Nur einmal geschah es, daß ein Herr von dem Publikum, das ich herumführte, mit meinen Erklärungen und meinem eingeflochtenen Unsinn unzufrieden war. Obwohl viel »bestes Publikum« [309] dorthin kam, z.B. ein Adjutant vom Kaiser. In diesem Falle aber setzte mich ein sehr bescheiden auftretender Herr mit offenbar großer Sachkenntnis und leisem, liebenswürdigem Tadel so in Verlegenheit, daß ich kapitulierte und ihn beschämt um Verzeihung bat.

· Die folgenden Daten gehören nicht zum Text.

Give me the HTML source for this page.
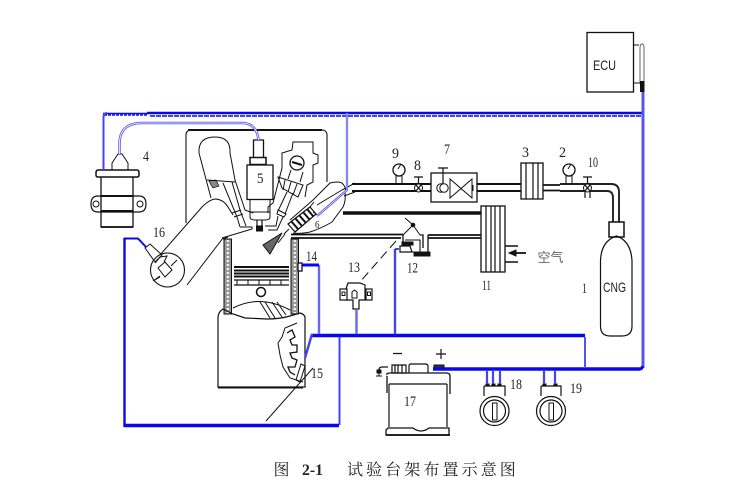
<!DOCTYPE html>
<html><head><meta charset="utf-8"><style>
html,body{margin:0;padding:0;background:#fff;width:752px;height:485px;overflow:hidden}
svg{display:block}
text{font-family:"Liberation Serif","Noto Serif CJK SC",serif;fill:#222}
.s{font-family:"Liberation Sans",sans-serif}
</style></head><body>
<svg width="752" height="485" viewBox="0 0 752 485" xmlns="http://www.w3.org/2000/svg">
<g fill="none" stroke="#111" stroke-width="1">
<!-- ECU -->
<rect x="587" y="32.500" width="46.500" height="59.500" stroke-width="1.300"/>
<path d="M633 45h6M633 83h7"/>
<path d="M640 84V48q0-4 2-4t2 4V84" stroke="#666"/>
<!-- engine head outline -->
<path d="M186 223V135q0-5 6-5H322q4 0 5 4V182" stroke-width="1.100"/>
<path d="M188 130H322" stroke-width="2"/>
<!-- ignition coil -->
<path d="M98 170h39q2 0 2 3v2q0 2-2 2H98q-2 0-2-2v-2q0-3 2-3z" stroke-width="1.500"/>
<path d="M101 177V227H133V177" stroke-width="1.300"/>
<path d="M101 227h32" stroke-width="1.800"/>
<path d="M101 196H139q7 0 7 8t-7 8H98q-7 0-7-8t7-8z" stroke-width="1.200"/>
<path d="M101 196h32M101 211h32" stroke-width="2"/>
<circle cx="96" cy="204" r="3"/><circle cx="140" cy="204" r="3"/>
<path d="M112 170V163L118 154H122L128 163V170"/>
<!-- intake bottle + valve stem -->
<path d="M199 153Q198 137 215 137 231 137 230 153L235 180 245 210 253 213"/>
<path d="M199 153 211 198"/>
<path d="M209 181l7-1 3 6-6 2-2-3z" fill="#888" stroke-width=".7"/>
<path d="M207 180 235 182"/>
<path d="M223 183 237 217 240 227M232 182 240 210 246 226"/>
<path d="M232 213l9-3M234 217l9-3" />
<path d="M240 227H252V229L222 238"/>
<!-- intake tube 16 -->
<path d="M160 255 202 207Q210 199 216 199 224 200 228 207L233 215"/>
<path d="M187 285 223 238"/>
<circle cx="167.500" cy="270" r="17" stroke-width="1.100" fill="#fff"/>
<path d="M158 268 165 262 172 270 165 277ZM155 263 160 257 167 256 164 262M177 260 171 266M160 277 153 281 160 276"/>
<path d="M145 248 150 244 162 255 155 262Z"/>
<!-- injector 5 -->
<path d="M253.500 140V157M263.500 140V157M253 140h11" stroke-width="1.300"/>
<path d="M250 157.500h16v7h-16z" stroke-width="1.500"/>
<rect x="247" y="165" width="26" height="34.500" stroke-width="1.300"/>
<path d="M250 199.500V212H270V199.500M250 212v5q0 3 5 3h10q5 0 5-3v-5"/>
<path d="M257 220V229M262 220V229" stroke-width="1.200"/>
<rect x="256.500" y="226" width="6" height="5" fill="#111"/>
<!-- right head detail -->
<path d="M268 213V207L273 203 282 168V153L292 150 293 142H313V153L318 155V163L313 165V182L307 185 305 197"/>
<circle cx="297" cy="163" r="7" stroke-width="1.300"/>
<path d="M292 162l10 3" stroke-width="2"/>
<path d="M291 170 288 179M303 172 300 182"/>
<path d="M278 177 303 185 298 197 282 188ZM285 180 283 190M291 182 288 192M297 184 293 195"/>
<path d="M287 192 278 211M293 193 285 214"/>
<path d="M278 210l8 4-2 3-7-3z"/>
<path d="M278 216 276 226H265M283 217 277 230H268" />
<!-- plug tube 6 -->
<path d="M290 220 313 200 330 183Q338 181 342 183 347 188 345 193 346 201 343 207L332 222Q322 228 310 232 300 234 293 233" />
<path d="M288 224 310 207 316 214 295 232Z" fill="#fff" stroke-width="1.200"/>
<path d="M291 221l7 8M295 218l7 8M299 215l7 8M303 212l7 8M307 209l6 7" stroke-width="2"/>
<path d="M310 207l4-5M313 212l5 3"/>
<path d="M282 233 263 245 270 254Z" fill="#666"/>
<path d="M284 234 289 229M278 243 285 234"/>
<path d="M317 205 342 190 355 183"/>
<path d="M344 196 355 192"/>
<!-- head lower left -->
<path d="M223 239 228 237" />
<!-- cylinder walls -->
<rect x="224" y="239" width="7.500" height="75" fill="#999" stroke-width="1"/>
<rect x="291" y="239" width="7.500" height="75" fill="#999" stroke-width="1"/>
<path d="M227.800 240V313M294.800 240V313" stroke="#fff" stroke-width="2" stroke-dasharray="2 2"/>
<!-- piston -->
<path d="M234 267H289M234 270.500H289M234 273.500H289M234 276.500H289" stroke-width="1.900"/>
<path d="M234 280H289M234 285H289" stroke-width="1.200"/>
<path d="M237 280v5M248 280v5M259 280v5M270 280v5M281 280v5" stroke-width="1"/>
<circle cx="261" cy="292" r="4.500" stroke-width="1.500"/>
<path d="M233 308Q260 294 290 310"/>
<path d="M260 302 270 318M265 302 275 318M272 302 282 317M277 302 286 315"/>
<!-- block -->
<path d="M223 309Q218 312 218 318V387H305V317Q304 314 300 313L290 316Q280 319 267 319L245 318 233 314Z" stroke-width="1.200"/>
<path d="M218 387.500H303" stroke-width="2"/>
<!-- crank -->
<path d="M297 323 285 328 282 337 278 343 280 355 283 367 290 378 303 382"/>
<path d="M287 333 292 330 295 337 290 340 292 345 297 345 297 352 290 353 292 358 297 360 295 367 288 367 290 372 295 375" stroke-width="1.300"/>
<path d="M296 380 301 364 305 366 300 382Z"/>
<path d="M313 368 266 421"/>
<!-- pipes -->
<path d="M352 184H521M352 191H521" stroke-width="1.900"/>
<path d="M543 185H560M543 190.500H560" stroke-width="1.800"/>
<path d="M560 184H611Q619 184 619 192V222M560 191H607Q613 191 613 198V222" stroke-width="1.900" stroke="#222"/>
<rect x="431" y="173" width="46" height="29" stroke-width="1.300" fill="#fff"/>
<path d="M450 179V198L472 179V198Z" fill="#fff"/>
<path d="M473 185V191"/>
<circle cx="441" cy="188" r="4.200" fill="#fff"/><circle cx="444" cy="188" r="4.200" fill="#fff"/>
<path d="M443 168V184M438 168h10" stroke-width="1.200"/>
<rect x="521" y="163" width="22" height="36" stroke-width="1.300" fill="#fff"/>
<path d="M526 163V199M533 163V199M538 163V199" stroke-width="1.200"/>
<!-- gauges -->
<circle cx="399" cy="170" r="6" stroke-width="1.300" fill="#fff"/><path d="M396 176V184M402 176V184M398 169l3-5"/>
<circle cx="569" cy="170" r="6" stroke-width="1.300" fill="#fff"/><path d="M566 176V184M572 176V184M568 169l3-5"/>
<!-- small valves -->
<circle cx="418.500" cy="188" r="4" fill="#fff"/><path d="M416 185l5 6M421 185l-5 6M418.500 177V184M414 177h9" stroke-width="1.200"/>
<circle cx="587.500" cy="188" r="4" fill="#fff"/><path d="M585 185l5 6M590 185l-5 6M587.500 177V184M583 177h9M585 192v6M590 192v6" stroke-width="1.200"/>
<!-- CNG -->
<rect x="609" y="222" width="15" height="15" stroke-width="1.500" fill="#fff"/>
<path d="M600.500 261Q601 241 616.500 236 631 241 632 261V326Q632 336 622 336H610Q600.500 336 600.500 326Z" stroke-width="1.200"/>
<!-- intake lines -->
<path d="M343 213H481" stroke-width="3.600"/>
<path d="M291 234.500H403M291 238H401M428 235H481M428 238H481" stroke-width="1.700"/>
<rect x="481" y="206" width="24" height="66" stroke-width="1.300" fill="#fff"/>
<path d="M486 206V272M491 206V272M495 206V272M500 206V272" stroke-width="1.200"/>
<path d="M505 246H518M505 262H518" stroke-width="1.500"/>
<path d="M526 253H513" stroke-width="1.800"/><path d="M509 253l7-3v6z" fill="#111"/>
<!-- part 12 -->
<path d="M405 218 413 225 403 235M413 225 420 235" stroke-width="1"/>
<circle cx="413" cy="225" r="1.800" fill="#111"/>
<path d="M403 235V243M420 235H423V248M428 235V252" stroke-width="1.300"/>
<path d="M405 240H420V252H412" stroke-width="1.100"/>
<path d="M400 246H410L412 252H400Z" fill="#fff" stroke-width="1.200"/>
<path d="M402 242H413V245H402ZM414 252H430V256H414Z" fill="#111"/>
<!-- 13 -->
<path d="M396 241 359 283" stroke-dasharray="9 5"/>
<path d="M348 283H360L365 285V300H359V309H353V300H346V289Z" stroke-width="1.200" fill="#fff"/>
<rect x="340" y="289" width="7" height="11" fill="#fff" stroke-width="1.200"/><rect x="366" y="289" width="6" height="11" fill="#fff" stroke-width="1.200"/>
<rect x="342" y="292" width="3" height="3.500"/><rect x="367.500" y="292" width="3" height="3.500"/>
<path d="M352 298V292L354.500 290 357 292V298Z"/>
<!-- 14 sensor -->
<rect x="298" y="263" width="4" height="8" stroke-width="1.300" fill="#fff"/>
<!-- battery -->
<path d="M388 367h-6q-3 0-3 3v2" stroke-width="1.200"/>
<rect x="377" y="370" width="4" height="3" fill="#111"/>
<path d="M376 376h6M379 373v3"/>
<path d="M392 365h14v8h-14zM395 365v8M398 365v8M402 365v8" stroke-width="1.200"/>
<path d="M409 373V366q0-2 2-2h14q3 0 3 2v7" stroke-width="1.200"/>
<path d="M434 365h10v3h-10z" fill="#333"/>
<path d="M387 375Q386 373 390 373H446Q450 373 450 376V394M387 376V393" stroke-width="1.300"/>
<path d="M389 384H447M389 384V427M447 384V427" stroke-width="1.200"/>
<path d="M388 428H413Q417 431 421 431T429 428H449V435H386V430Z" stroke-width="1.300"/>
<path d="M386 435H450" stroke-width="1.800"/>
<path d="M393 353.500h9M436 354h10M441 349v10" stroke-width="1.200"/>
<!-- switches -->
<path d="M484 386H505V396M484 386V396" stroke-width="1.200"/>
<circle cx="494.500" cy="411" r="14.500" stroke-width="1.200" fill="#fff"/><circle cx="494.500" cy="411" r="11" stroke-width="1.200"/>
<rect x="492.500" y="403" width="4.500" height="17"/>
<path d="M541 386H561V396M541 386V396" stroke-width="1.200"/>
<circle cx="551" cy="411" r="14.500" stroke-width="1.200" fill="#fff"/><circle cx="551" cy="411" r="11" stroke-width="1.200"/>
<rect x="549" y="403" width="4.500" height="17"/>
<path d="M486 384h3v2h-3zM492 384h3v2h-3zM498 384h3v2h-3zM543 384h3v2h-3zM554 384h3v2h-3z" fill="#111"/>
</g>

<!-- BLUE WIRES -->
<g fill="none" stroke="#0808ee" stroke-linejoin="round">
<path d="M147 113H643" stroke-width="2.400"/>
<path d="M103 113.500H147" stroke-width="1.500"/>
<path d="M104 115H147" stroke-width="1.500" stroke-dasharray="3 1"/>
<path d="M150 116H642" stroke-width="1.500" stroke-dasharray="5 1"/>
<path d="M103.500 170V117Q103.500 113 107 113" stroke-width="2" stroke="#4444ee"/>
<path d="M119.500 154V143Q120 124 140 123H243Q257 124 258.500 140" stroke-width="2.500" stroke="#5a5aee"/>
<path d="M119.500 154V143Q120 124 140 123H243Q257 124 258.500 140" stroke-width=".8" stroke="#fff"/>
<path d="M643 92V368" stroke-width="3" stroke="#5555ee"/>
<path d="M347 113V190L317 216" stroke-width="2.200" stroke="#4444ee"/>
<path d="M347 113V190L317 216" stroke-width=".7" stroke="#fff"/>
<path d="M433 369H640" stroke-width="3.400"/>
<path d="M640 369Q642 369 642.500 366" stroke-width="3"/>
<path d="M311 335.500H585" stroke-width="3.400"/>
<path d="M585 337V368" stroke-width="2" stroke="#5555ee"/>
<path d="M319 265V334" stroke-width="2.400" stroke="#6666ee"/>
<path d="M302 265H319" stroke-width="3"/>
<path d="M356.500 309V334" stroke-width="2.400" stroke="#6666ee"/>
<path d="M395 249V334" stroke-width="2.400" stroke="#4444ee"/>
<path d="M395 249h4" stroke-width="1.500"/>
<path d="M312 334 305 358" stroke-width="2.400" stroke="#4444ee"/>
<path d="M339.500 337V425" stroke-width="2" stroke="#4444ee"/>
<path d="M339 425.500H124" stroke-width="3.400"/>
<path d="M124.500 427V238" stroke-width="2.400"/>
<path d="M124 238.500H138L146 247" stroke-width="2"/>
<path d="M487 370V384M493 370V384M500 370V384M544 370V384M555 370V384" stroke-width="2.200" stroke="#4444ee"/>
</g>
<rect x="640" y="81" width="4.500" height="11" fill="#111"/>

<!-- Labels -->
<g font-size="15">
<text x="143" y="161" textLength="6" lengthAdjust="spacingAndGlyphs">4</text>
<text x="153" y="237" textLength="12" lengthAdjust="spacingAndGlyphs">16</text>
<text x="306" y="261" textLength="11" lengthAdjust="spacingAndGlyphs">14</text>
<text x="348" y="272" textLength="12" lengthAdjust="spacingAndGlyphs">13</text>
<text x="311" y="378" textLength="12" lengthAdjust="spacingAndGlyphs">15</text>
<text x="582" y="293" textLength="5" lengthAdjust="spacingAndGlyphs">1</text>
<text x="522" y="157" textLength="7" lengthAdjust="spacingAndGlyphs">3</text>
<text x="559" y="157" textLength="7" lengthAdjust="spacingAndGlyphs">2</text>
<text x="392" y="158" textLength="7" lengthAdjust="spacingAndGlyphs">9</text>
<text x="414" y="170" textLength="7" lengthAdjust="spacingAndGlyphs">8</text>
<text x="444" y="154" textLength="6" lengthAdjust="spacingAndGlyphs">7</text>
<text x="588" y="167" textLength="10" lengthAdjust="spacingAndGlyphs">10</text>
<text x="482" y="290" textLength="9" lengthAdjust="spacingAndGlyphs">11</text>
<text x="407" y="272.500" textLength="11" lengthAdjust="spacingAndGlyphs">12</text>
<text x="257" y="183" textLength="6.500" lengthAdjust="spacingAndGlyphs">5</text>
<text x="315" y="228" font-size="10" textLength="4.500" lengthAdjust="spacingAndGlyphs">6</text>
<text x="404" y="406" textLength="12" lengthAdjust="spacingAndGlyphs">17</text>
<text x="510" y="389" textLength="12" lengthAdjust="spacingAndGlyphs">18</text>
<text x="570" y="393" textLength="12" lengthAdjust="spacingAndGlyphs">19</text>
</g>
<text class="s" x="593" y="70" font-size="14" textLength="23" lengthAdjust="spacingAndGlyphs">ECU</text>
<text class="s" x="603" y="292" font-size="14" textLength="23" lengthAdjust="spacingAndGlyphs">CNG</text>
<text x="537.500" y="262" font-size="13" style="font-family:'Noto Sans CJK SC',sans-serif;fill:#666">空气</text>
<text x="273.500" y="475" font-size="16">图</text>
<text x="302" y="475" font-size="16" font-weight="bold" textLength="21" lengthAdjust="spacingAndGlyphs">2-1</text>
<text x="347" y="475" font-size="16" letter-spacing="3.100">试验台架布置示意图</text>
</svg>
</body></html>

Obwohl ich nun Dr. Meßmers kitschig-romanti sches Gebaren allein und mit den klügeren Stammgästen verlachte, muß ich doch gestehen, daß ich selber dem Zauber der Romantik seiner Burg erlag und auch manche der Gerüchte, die um diese Burg gingen, sehr ernsthaft nahm. Nicht die »Weiße Frau von Orlamünde«. Aber z.B. hieß es, daß die Burg durch einen unterirdischen, inzwischen verschütteten Gang mit einer anderen weit entfernten Burg verbunden wäre. Diesen Gang wollte ich wieder aufdecken. Ich schaufelte in den kalten Kellergewölben tagelang durch schweres steinernes Geröll. Endlich stieß ich auf modrige Erdschichten mit Knochenresten und Scherben von alten, wunderschönen Glasfenstern. Aber ich mußte diese Arbeit doch schließlich aufgeben, weil sie für einen einzelnen Menschen aussichtslos und ich so überanstrengt war, daß ich meinen krummen Rücken noch tagelang hinterher nicht aufrichten konnte.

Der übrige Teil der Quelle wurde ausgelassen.